We consider the system AotoYamada_05__005.

  Alphabet:

    0 : [] --> a 
    add : [] --> a -> a -> a 
    curry : [a -> a -> a] --> a -> a -> a 
    plus : [] --> a -> a -> a 
    s : [a] --> a 

  Rules:

    plus 0 x => x 
    plus s(x) y => s(plus x y) 
    curry(f) x y => f x y 
    add => curry(plus) 

This AFS is converted to an AFSM simply by replacing all free variables by meta-variables (with arity 0).
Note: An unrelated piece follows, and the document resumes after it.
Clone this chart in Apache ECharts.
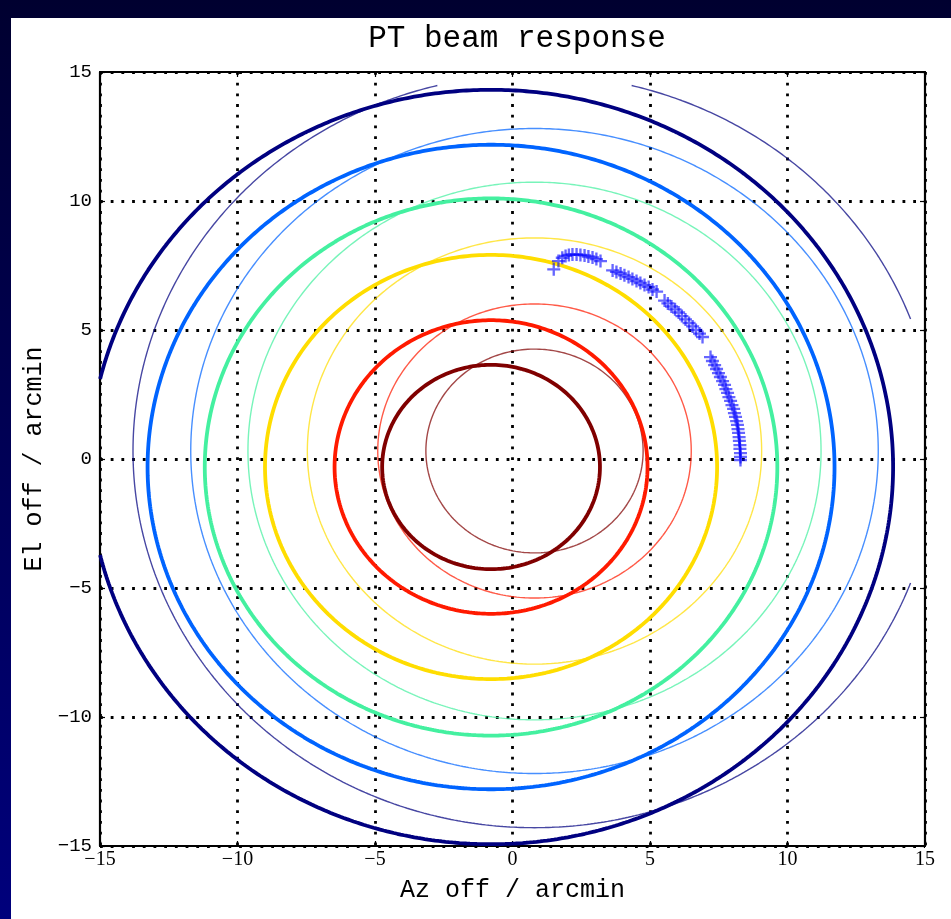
<!DOCTYPE html>
<html>
<head>
<meta charset="utf-8">
<script src="https://cdn.jsdelivr.net/npm/echarts@6/dist/echarts.min.js"></script>
<style>
  html, body { margin: 0; padding: 0; width: 951px; height: 919px; overflow: hidden;
    background: linear-gradient(to bottom, #000030 0%, #00005a 55%, #00007c 100%); }
  #chart { position: absolute; left: 11px; top: 18px; width: 940px; height: 901px; background: #ffffff; }
</style>
</head>
<body>
<div id="chart"></div>
<script>
// Contour colours, innermost level first
const levelColors = ['#800000', '#ff1a00', '#ffdd00', '#44f0a0', '#0064ff', '#000080'];

// Fitted beam: centre and contour radii (arcmin), thick rings
const fitCentre = [-0.78, -0.31];
const fitRadii = [3.96, 5.69, 8.22, 10.41, 12.49, 14.62];

// Model beam: centre and contour radii (arcmin), thin rings
const modelCentre = [0.80, 0.31];
const modelRadii = [3.95, 5.70, 8.26, 10.42, 12.50, 14.60];

// Map extent the contours were traced over (same for Az and El)
const contourExtent = [-15, 14.5];

// Scan samples (Az, El offsets in arcmin)
const scanAz = [1.50, 1.67, 1.81, 1.93, 2.05, 2.18, 2.33, 2.47, 2.62, 2.76, 2.91, 3.05, 3.20,
  3.64, 3.78, 3.93, 4.07, 4.22, 4.36, 4.51, 4.65, 4.80, 4.95, 5.09, 5.24,
  5.53, 5.65, 5.78, 5.91, 6.04, 6.16, 6.29, 6.42, 6.55, 6.67, 6.80, 6.91,
  7.20, 7.27, 7.35, 7.42, 7.49, 7.56, 7.64, 7.71, 7.76, 7.82, 7.87, 7.93, 7.98, 8.04,
  8.07, 8.11, 8.15, 8.18, 8.20, 8.22, 8.24, 8.25, 8.27, 8.27, 8.29, 8.29, 8.29];
const scanEl = [7.35, 7.67, 7.80, 7.87, 7.91, 7.93, 7.93, 7.91, 7.89, 7.85, 7.81, 7.75, 7.67,
  7.31, 7.25, 7.19, 7.12, 7.05, 6.98, 6.90, 6.82, 6.74, 6.67, 6.57, 6.49,
  6.14, 6.03, 5.91, 5.80, 5.68, 5.54, 5.41, 5.27, 5.14, 5.00, 4.86, 4.73,
  3.95, 3.80, 3.64, 3.49, 3.33, 3.18, 3.02, 2.87, 2.71, 2.56, 2.40, 2.25, 2.09, 1.94,
  1.78, 1.63, 1.47, 1.32, 1.16, 1.01, 0.85, 0.70, 0.54, 0.39, 0.23, 0.08, -0.04];

// Axis setup
const axisMin = -15, axisMax = 15, axisStep = 5;

const MINUS = '\u2212';
const fmt = v => (v < 0 ? MINUS + Math.abs(v) : String(v));

// Trace a ring as polyline runs, cut where it leaves the contour extent
function ringRuns(centre, r) {
  const runs = [];
  let cur = [];
  const n = 720;
  for (let i = 0; i <= n; i++) {
    const a = (i / n) * 2 * Math.PI;
    const x = centre[0] + r * Math.cos(a);
    const y = centre[1] + r * Math.sin(a);
    const inside = x >= contourExtent[0] && x <= contourExtent[1] && y >= contourExtent[0] && y <= contourExtent[1];
    if (inside) cur.push([x, y]);
    else if (cur.length) { runs.push(cur); cur = []; }
  }
  if (cur.length) runs.push(cur);
  // join the run that wraps past angle 0
  if (runs.length > 1) {
    const first = runs[0], last = runs[runs.length - 1];
    if (Math.abs(first[0][0] - last[last.length - 1][0]) < 1e-9 && Math.abs(first[0][1] - last[last.length - 1][1]) < 1e-9) {
      runs[0] = last.concat(first);
      runs.pop();
    }
  }
  return runs;
}

const series = [];
function addRings(centre, radii, width, opacity, z) {
  radii.forEach((r, i) => {
    ringRuns(centre, r).forEach(run => {
      series.push({
        type: 'line', data: run, showSymbol: false, symbol: 'none', smooth: false,
        clip: true, silent: true, z: z,
        lineStyle: { color: levelColors[i], width: width, opacity: opacity }
      });
    });
  });
}
addRings(modelCentre, modelRadii, 1.4, 0.72, 2);
addRings(fitCentre, fitRadii, 3.8, 1, 3);

series.push({
  type: 'scatter', z: 4, silent: true,
  data: scanAz.map((x, i) => [x, scanEl[i]]),
  symbol: 'path://M4.1,0H5.9V10H4.1ZM0,4.1H10V5.9H0Z',
  symbolSize: 13,
  itemStyle: { color: '#0000ff', opacity: 0.6 }
});

const gridLine = { show: true, lineStyle: { color: '#000', width: 2.8, type: [2.8, 7.9], cap: 'butt' } };
const tickStyle = { show: true, inside: true, length: 5, lineStyle: { color: '#000', width: 1.2 } };
const lineStyleAxis = { show: true, onZero: false, lineStyle: { color: '#000', width: 2.2 } };

const baseAxis = {
  type: 'value', min: axisMin, max: axisMax, interval: axisStep
};

const chart = echarts.init(document.getElementById('chart'), null, { renderer: 'canvas' });
chart.setOption({
  animation: false,
  backgroundColor: '#ffffff',
  title: {
    text: 'PT beam response', left: 501, top: 0, textAlign: 'center',
    textStyle: { fontFamily: 'Liberation Mono', fontWeight: 'normal', fontSize: 31, color: '#000' }
  },
  grid: { left: 89, right: 26, top: 54, bottom: 73, containLabel: false },
  xAxis: [
    Object.assign({}, baseAxis, {
      position: 'bottom', name: 'Az off / arcmin', nameLocation: 'middle', nameGap: 32,
      nameTextStyle: { fontFamily: 'Liberation Mono', fontSize: 25, color: '#000' },
      axisLine: lineStyleAxis, axisTick: tickStyle, splitLine: gridLine,
      axisLabel: { formatter: fmt, margin: 4, fontFamily: 'Liberation Serif', fontSize: 20, color: '#000' }
    }),
    Object.assign({}, baseAxis, {
      position: 'top', axisLine: lineStyleAxis, axisTick: tickStyle,
      splitLine: { show: false }, axisLabel: { show: false }
    })
  ],
  yAxis: [
    Object.assign({}, baseAxis, {
      position: 'left', name: 'El off / arcmin', nameLocation: 'middle', nameGap: 46,
      nameTextStyle: { fontFamily: 'Liberation Mono', fontSize: 25, color: '#000' },
      axisLine: lineStyleAxis, axisTick: tickStyle, splitLine: gridLine,
      axisLabel: { formatter: fmt, margin: 8, fontFamily: 'Liberation Mono', fontSize: 19, color: '#000' }
    }),
    Object.assign({}, baseAxis, {
      position: 'right', axisLine: lineStyleAxis, axisTick: tickStyle,
      splitLine: { show: false }, axisLabel: { show: false }
    })
  ],
  series: series
});
</script>
</body>
</html>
Symbol curry is an encoding for application that is only used in innocuous ways.  We can simplify the program (without losing non-termination) by removing it.  This gives:

  Alphabet:

    0 : [] --> a 
    add : [] --> a -> a -> a 
    plus : [] --> a -> a -> a 
    s : [a] --> a 

  Rules:

    plus 0 X => X 
    plus s(X) Y => s(plus X Y) 
    add => plus 

We use rule removal, following [Kop12, Theorem 2.23].

This gives the following requirements (possibly using Theorems 2.25 and 2.26 in [Kop12]):

  plus 0 X >? X 
  plus s(X) Y >? s(plus X Y) 
  add >? plus 

We orient these requirements with a polynomial interpretation in the natural numbers.

The following interpretation satisfies the requirements:

  0 = 3 
  add = \y0y1.3 + 3y0 + 3y1 
  plus = \y0y1.3y0 + 3y1 
  s = \y0.3 + y0 

Using this interpretation, the requirements translate to:

  [[plus 0 _x0]] = 12 + 4x0 > x0 = [[_x0]] 
  [[plus s(_x0) _x1]] = 12 + 4x0 + 4x1 > 3 + 4x0 + 4x1 = [[s(plus _x0 _x1)]] 
  [[add]] = \y0y1.3 + 3y0 + 3y1 > \y0y1.3y0 + 3y1 = [[plus]] 

We can thus remove the following rules:

  plus 0 X => X 
  plus s(X) Y => s(plus X Y) 
  add => plus 

All rules were succesfully removed.  Thus, termination of the original system has been reduced to termination of the beta-rule, which is well-known to hold.


+++ Citations +++

[Kop12]  C. Kop.  Higher Order Termination.  PhD Thesis, 2012.